A nice way to start the day at the PC.


----------



## Pearly (Apr 30, 2016)

N2TORTS said:


> A nice way to start the day at the PC.


How lovely!!!


----------



## Team Gomberg (Apr 30, 2016)

Great minds think alike!

My phone background...


----------



## Lyn W (May 1, 2016)

I have this one as mine


----------



## Sara G. (May 1, 2016)

This one's mine


----------



## Guzboss (May 1, 2016)

Mine


----------



## spud's_mum (May 1, 2016)

I'm the odd one out...


----------



## Speedy-1 (May 8, 2016)

*I change them out a lot , I am using this one now ! *


----------



## Linhdan Nguyen (May 8, 2016)

Mine is my boyfriend.

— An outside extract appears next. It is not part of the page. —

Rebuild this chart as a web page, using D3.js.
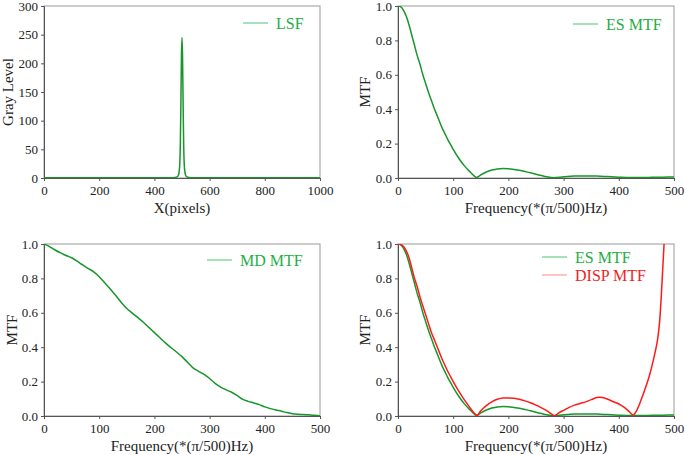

And the lock screen is my 6 yr old sister. I tried changing it to a picture of the tortoises but they both got so offended so i had to change it back. I asked if they would take picture with the tortoises so i have all 4, but the answer was "no"  
Here they are though
View attachment 172866


----------



## Anyfoot (May 21, 2016)

N2TORTS said:


> A nice way to start the day at the PC.


Very nice Dr.J.D.Laborde


----------



## N2TORTS (May 21, 2016)

Anyfoot said:


> Very nice Dr.J.D.Laborde


Good eyes ma' Friend ....


Just love all these different screen savers ....too fun!


----------



## Yvonne G (May 21, 2016)

This is mine:


----------



## MPRC (May 21, 2016)

I have Verns booty as mine. I rarely shoot vertical torti pics.


----------



## Jacqui (May 22, 2016)

Mine is this picture Balarney, my best bud, who is atleast 18.


----------